*Task to carry out*
Repeat all the material exactly; pictures stay out of your copy.

*Supplied material*
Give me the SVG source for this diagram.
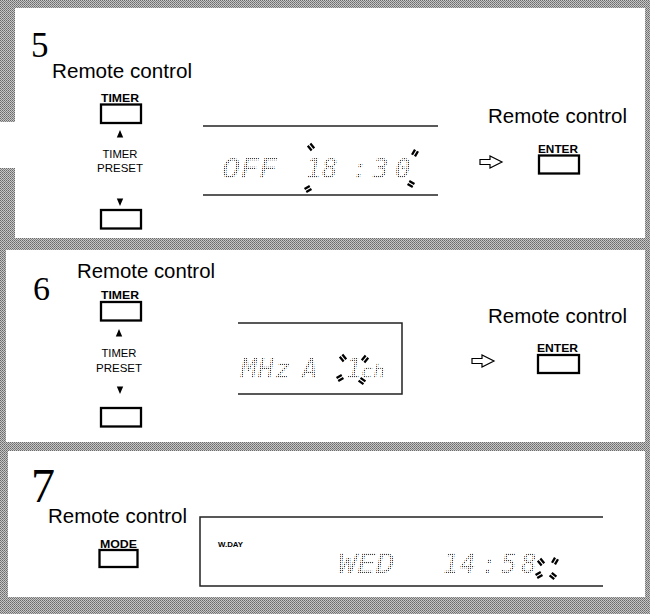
<svg xmlns="http://www.w3.org/2000/svg" xmlns:xlink="http://www.w3.org/1999/xlink" width="650" height="614" viewBox="0 0 650 614">
<defs>
<pattern id="gray" patternUnits="userSpaceOnUse" width="2" height="2">
<rect width="2" height="2" fill="#c6c6c6"/>
<rect width="1" height="1" fill="#6a6a6a"/>
<rect x="1" y="1" width="1" height="1" fill="#808080"/>
</pattern>
<pattern id="dots" patternUnits="userSpaceOnUse" width="2" height="2">
<rect width="1.1" height="1.1" fill="#3a3a3a"/>
</pattern>
<g id="flash">
<path d="M-1.7,-3 V3 M1.7,-3 V3" stroke="#000" stroke-width="2.3" fill="none"/>
</g>
<path id="arrow" d="M0,-2.5 H10 V-6 L22,0 L10,6 V2.5 H0 Z" fill="#fff" stroke="#000" stroke-width="1.2"/>
<polygon id="up" points="0,-4 3.2,3.5 -3.2,3.5" fill="#000"/>
<polygon id="down" points="0,4 3.2,-3.5 -3.2,-3.5" fill="#000"/>
</defs>
<style>
.lbl{font-family:"Liberation Sans",Arial,sans-serif;fill:#000}
.rc{font-size:20px}
.bold{font-weight:bold;font-size:10.5px}
.small{font-size:10.5px}
.num{font-family:"Liberation Serif","Times New Roman",serif;fill:#000}
.btn{fill:#fff;stroke:#000;stroke-width:2.3}
.lcd{font-family:"DejaVu Sans Mono",monospace;font-style:italic;font-size:26px;fill:url(#dots)}
.ln{stroke:#222;stroke-width:1.5;fill:none}
</style>

<!-- frame -->
<rect x="0" y="0" width="650" height="614" fill="url(#gray)"/>
<rect x="0" y="122" width="15" height="46" fill="#fff"/>
<rect x="15" y="8" width="630" height="230" fill="#fff"/>
<rect x="6" y="250" width="639" height="192" fill="#fff"/>
<rect x="8" y="451" width="637" height="146" fill="#fff"/>

<!-- Step 5 -->
<g id="step5">
<text class="num" x="31" y="57" font-size="35">5</text>
<text class="lbl rc" x="52" y="78" textLength="140" lengthAdjust="spacingAndGlyphs">Remote control</text>
<g id="s5-timer-up">
<text class="lbl bold" x="101" y="102" textLength="38" lengthAdjust="spacingAndGlyphs">TIMER</text>
<rect class="btn" x="101" y="104.5" width="40" height="18.5"/>
<use xlink:href="#up" x="120" y="134"/>
</g>
<text class="lbl small" x="120" y="158" text-anchor="middle" textLength="35" lengthAdjust="spacingAndGlyphs">TIMER</text>
<text class="lbl small" x="120" y="172" text-anchor="middle" textLength="46" lengthAdjust="spacingAndGlyphs">PRESET</text>
<g id="s5-timer-down">
<use xlink:href="#down" x="120" y="202"/>
<rect class="btn" x="101" y="210" width="40" height="18.5"/>
</g>
<g id="s5-display">
<line class="ln" x1="203" y1="126" x2="438" y2="126"/>
<line class="ln" x1="203" y1="195" x2="438" y2="195"/>
<text class="lcd" x="222" y="178" textLength="55" lengthAdjust="spacingAndGlyphs">OFF</text>
<text class="lcd" y="178"><tspan x="306">1</tspan><tspan x="322">8</tspan><tspan x="352">:</tspan><tspan x="373">3</tspan><tspan x="395">0</tspan></text>
<use xlink:href="#flash" transform="translate(311,147) rotate(-40)"/>
<use xlink:href="#flash" transform="translate(308,189) rotate(60)"/>
<use xlink:href="#flash" transform="translate(415,153) rotate(30)"/>
<use xlink:href="#flash" transform="translate(411,184) rotate(-60)"/>
</g>
<use xlink:href="#arrow" x="480" y="162"/>
<g id="s5-enter">
<text class="lbl rc" x="488" y="123" textLength="139" lengthAdjust="spacingAndGlyphs">Remote control</text>
<text class="lbl bold" x="538" y="153" textLength="40" lengthAdjust="spacingAndGlyphs">ENTER</text>
<rect class="btn" x="539" y="155.5" width="40" height="18"/>
</g>
</g>

<!-- Step 6 -->
<g id="step6">
<text class="num" x="33" y="300" font-size="34">6</text>
<text class="lbl rc" x="77" y="278" textLength="138" lengthAdjust="spacingAndGlyphs">Remote control</text>
<g id="s6-timer-up">
<text class="lbl bold" x="101" y="299" textLength="38" lengthAdjust="spacingAndGlyphs">TIMER</text>
<rect class="btn" x="101" y="302" width="40" height="18.5"/>
<use xlink:href="#up" x="119" y="333"/>
</g>
<text class="lbl small" x="119" y="357" text-anchor="middle" textLength="35" lengthAdjust="spacingAndGlyphs">TIMER</text>
<text class="lbl small" x="119" y="372" text-anchor="middle" textLength="46" lengthAdjust="spacingAndGlyphs">PRESET</text>
<g id="s6-timer-down">
<use xlink:href="#down" x="120" y="390"/>
<rect class="btn" x="101" y="408" width="40" height="18.5"/>
</g>
<g id="s6-display">
<path class="ln" d="M238,323 H402 V394 H238"/>
<text class="lcd" y="378"><tspan x="241">M</tspan><tspan x="258">H</tspan><tspan x="275">z</tspan><tspan x="302">A</tspan></text>
<text class="lcd" y="378"><tspan x="346">1</tspan><tspan x="361" font-size="20">c</tspan><tspan x="373" font-size="20">h</tspan></text>
<use xlink:href="#flash" transform="translate(343,358) rotate(-40)"/>
<use xlink:href="#flash" transform="translate(365,359) rotate(40)"/>
<use xlink:href="#flash" transform="translate(340,378) rotate(60)"/>
<use xlink:href="#flash" transform="translate(362,381) rotate(-55)"/>
</g>
<use xlink:href="#arrow" x="472" y="361"/>
<g id="s6-enter">
<text class="lbl rc" x="488" y="323" textLength="139" lengthAdjust="spacingAndGlyphs">Remote control</text>
<text class="lbl bold" x="537" y="352" textLength="41" lengthAdjust="spacingAndGlyphs">ENTER</text>
<rect class="btn" x="538" y="355" width="41" height="18"/>
</g>
</g>

<!-- Step 7 -->
<g id="step7">
<text class="num" x="31" y="502" font-size="48">7</text>
<text class="lbl rc" x="48" y="523" textLength="139" lengthAdjust="spacingAndGlyphs">Remote control</text>
<g id="s7-mode">
<text class="lbl bold" x="100" y="548" textLength="37" lengthAdjust="spacingAndGlyphs">MODE</text>
<rect class="btn" x="99.5" y="550" width="38" height="17"/>
</g>
<g id="s7-display">
<path class="ln" d="M603,517 H200 V586 H603"/>
<text class="lbl" x="218" y="547" font-size="7" font-weight="bold" textLength="25" lengthAdjust="spacingAndGlyphs">W.DAY</text>
<text class="lcd" x="338" y="573" textLength="57" lengthAdjust="spacingAndGlyphs">WED</text>
<text class="lcd" y="573"><tspan x="443">1</tspan><tspan x="460">4</tspan><tspan x="481">:</tspan><tspan x="501">5</tspan><tspan x="521">8</tspan></text>
<use xlink:href="#flash" transform="translate(541,562) rotate(-40)"/>
<use xlink:href="#flash" transform="translate(555,561) rotate(30)"/>
<use xlink:href="#flash" transform="translate(539,575) rotate(60)"/>
<use xlink:href="#flash" transform="translate(553,576) rotate(-50)"/>
</g>
</g>
</svg>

*Problem solution*
Give me the SVG source for this diagram.
<svg xmlns="http://www.w3.org/2000/svg" xmlns:xlink="http://www.w3.org/1999/xlink" width="650" height="614" viewBox="0 0 650 614">
<defs>
<pattern id="gray" patternUnits="userSpaceOnUse" width="2" height="2">
<rect width="2" height="2" fill="#c6c6c6"/>
<rect width="1" height="1" fill="#6a6a6a"/>
<rect x="1" y="1" width="1" height="1" fill="#808080"/>
</pattern>
<pattern id="dots" patternUnits="userSpaceOnUse" width="2" height="2">
<rect width="1.1" height="1.1" fill="#3a3a3a"/>
</pattern>
<g id="flash">
<path d="M-1.7,-3 V3 M1.7,-3 V3" stroke="#000" stroke-width="2.3" fill="none"/>
</g>
<path id="arrow" d="M0,-2.5 H10 V-6 L22,0 L10,6 V2.5 H0 Z" fill="#fff" stroke="#000" stroke-width="1.2"/>
<polygon id="up" points="0,-4 3.2,3.5 -3.2,3.5" fill="#000"/>
<polygon id="down" points="0,4 3.2,-3.5 -3.2,-3.5" fill="#000"/>
</defs>
<style>
.lbl{font-family:"Liberation Sans",Arial,sans-serif;fill:#000}
.rc{font-size:20px}
.bold{font-weight:bold;font-size:10.5px}
.small{font-size:10.5px}
.num{font-family:"Liberation Serif","Times New Roman",serif;fill:#000}
.btn{fill:#fff;stroke:#000;stroke-width:2.3}
.lcd{font-family:"DejaVu Sans Mono",monospace;font-style:italic;font-size:26px;fill:url(#dots)}
.ln{stroke:#222;stroke-width:1.5;fill:none}
</style>

<!-- frame -->
<rect x="0" y="0" width="650" height="614" fill="url(#gray)"/>
<rect x="0" y="122" width="15" height="46" fill="#fff"/>
<rect x="15" y="8" width="630" height="230" fill="#fff"/>
<rect x="6" y="250" width="639" height="192" fill="#fff"/>
<rect x="8" y="451" width="637" height="146" fill="#fff"/>

<!-- Step 5 -->
<g id="step5">
<text class="num" x="31" y="57" font-size="35">5</text>
<text class="lbl rc" x="52" y="78" textLength="140" lengthAdjust="spacingAndGlyphs">Remote control</text>
<g id="s5-timer-up">
<text class="lbl bold" x="101" y="102" textLength="38" lengthAdjust="spacingAndGlyphs">TIMER</text>
<rect class="btn" x="101" y="104.5" width="40" height="18.5"/>
<use xlink:href="#up" x="120" y="134"/>
</g>
<text class="lbl small" x="120" y="158" text-anchor="middle" textLength="35" lengthAdjust="spacingAndGlyphs">TIMER</text>
<text class="lbl small" x="120" y="172" text-anchor="middle" textLength="46" lengthAdjust="spacingAndGlyphs">PRESET</text>
<g id="s5-timer-down">
<use xlink:href="#down" x="120" y="202"/>
<rect class="btn" x="101" y="210" width="40" height="18.5"/>
</g>
<g id="s5-display">
<line class="ln" x1="203" y1="126" x2="438" y2="126"/>
<line class="ln" x1="203" y1="195" x2="438" y2="195"/>
<text class="lcd" x="222" y="178" textLength="55" lengthAdjust="spacingAndGlyphs">OFF</text>
<text class="lcd" y="178"><tspan x="306">1</tspan><tspan x="322">8</tspan><tspan x="352">:</tspan><tspan x="373">3</tspan><tspan x="395">0</tspan></text>
<use xlink:href="#flash" transform="translate(311,147) rotate(-40)"/>
<use xlink:href="#flash" transform="translate(308,189) rotate(60)"/>
<use xlink:href="#flash" transform="translate(415,153) rotate(30)"/>
<use xlink:href="#flash" transform="translate(411,184) rotate(-60)"/>
</g>
<use xlink:href="#arrow" x="480" y="162"/>
<g id="s5-enter">
<text class="lbl rc" x="488" y="123" textLength="139" lengthAdjust="spacingAndGlyphs">Remote control</text>
<text class="lbl bold" x="538" y="153" textLength="40" lengthAdjust="spacingAndGlyphs">ENTER</text>
<rect class="btn" x="539" y="155.5" width="40" height="18"/>
</g>
</g>

<!-- Step 6 -->
<g id="step6">
<text class="num" x="33" y="300" font-size="34">6</text>
<text class="lbl rc" x="77" y="278" textLength="138" lengthAdjust="spacingAndGlyphs">Remote control</text>
<g id="s6-timer-up">
<text class="lbl bold" x="101" y="299" textLength="38" lengthAdjust="spacingAndGlyphs">TIMER</text>
<rect class="btn" x="101" y="302" width="40" height="18.5"/>
<use xlink:href="#up" x="119" y="333"/>
</g>
<text class="lbl small" x="119" y="357" text-anchor="middle" textLength="35" lengthAdjust="spacingAndGlyphs">TIMER</text>
<text class="lbl small" x="119" y="372" text-anchor="middle" textLength="46" lengthAdjust="spacingAndGlyphs">PRESET</text>
<g id="s6-timer-down">
<use xlink:href="#down" x="120" y="390"/>
<rect class="btn" x="101" y="408" width="40" height="18.5"/>
</g>
<g id="s6-display">
<path class="ln" d="M238,323 H402 V394 H238"/>
<text class="lcd" y="378"><tspan x="241">M</tspan><tspan x="258">H</tspan><tspan x="275">z</tspan><tspan x="302">A</tspan></text>
<text class="lcd" y="378"><tspan x="346">1</tspan><tspan x="361" font-size="20">c</tspan><tspan x="373" font-size="20">h</tspan></text>
<use xlink:href="#flash" transform="translate(343,358) rotate(-40)"/>
<use xlink:href="#flash" transform="translate(365,359) rotate(40)"/>
<use xlink:href="#flash" transform="translate(340,378) rotate(60)"/>
<use xlink:href="#flash" transform="translate(362,381) rotate(-55)"/>
</g>
<use xlink:href="#arrow" x="472" y="361"/>
<g id="s6-enter">
<text class="lbl rc" x="488" y="323" textLength="139" lengthAdjust="spacingAndGlyphs">Remote control</text>
<text class="lbl bold" x="537" y="352" textLength="41" lengthAdjust="spacingAndGlyphs">ENTER</text>
<rect class="btn" x="538" y="355" width="41" height="18"/>
</g>
</g>

<!-- Step 7 -->
<g id="step7">
<text class="num" x="31" y="502" font-size="48">7</text>
<text class="lbl rc" x="48" y="523" textLength="139" lengthAdjust="spacingAndGlyphs">Remote control</text>
<g id="s7-mode">
<text class="lbl bold" x="100" y="548" textLength="37" lengthAdjust="spacingAndGlyphs">MODE</text>
<rect class="btn" x="99.5" y="550" width="38" height="17"/>
</g>
<g id="s7-display">
<path class="ln" d="M603,517 H200 V586 H603"/>
<text class="lbl" x="218" y="547" font-size="7" font-weight="bold" textLength="25" lengthAdjust="spacingAndGlyphs">W.DAY</text>
<text class="lcd" x="338" y="573" textLength="57" lengthAdjust="spacingAndGlyphs">WED</text>
<text class="lcd" y="573"><tspan x="443">1</tspan><tspan x="460">4</tspan><tspan x="481">:</tspan><tspan x="501">5</tspan><tspan x="521">8</tspan></text>
<use xlink:href="#flash" transform="translate(541,562) rotate(-40)"/>
<use xlink:href="#flash" transform="translate(555,561) rotate(30)"/>
<use xlink:href="#flash" transform="translate(539,575) rotate(60)"/>
<use xlink:href="#flash" transform="translate(553,576) rotate(-50)"/>
</g>
</g>
</svg>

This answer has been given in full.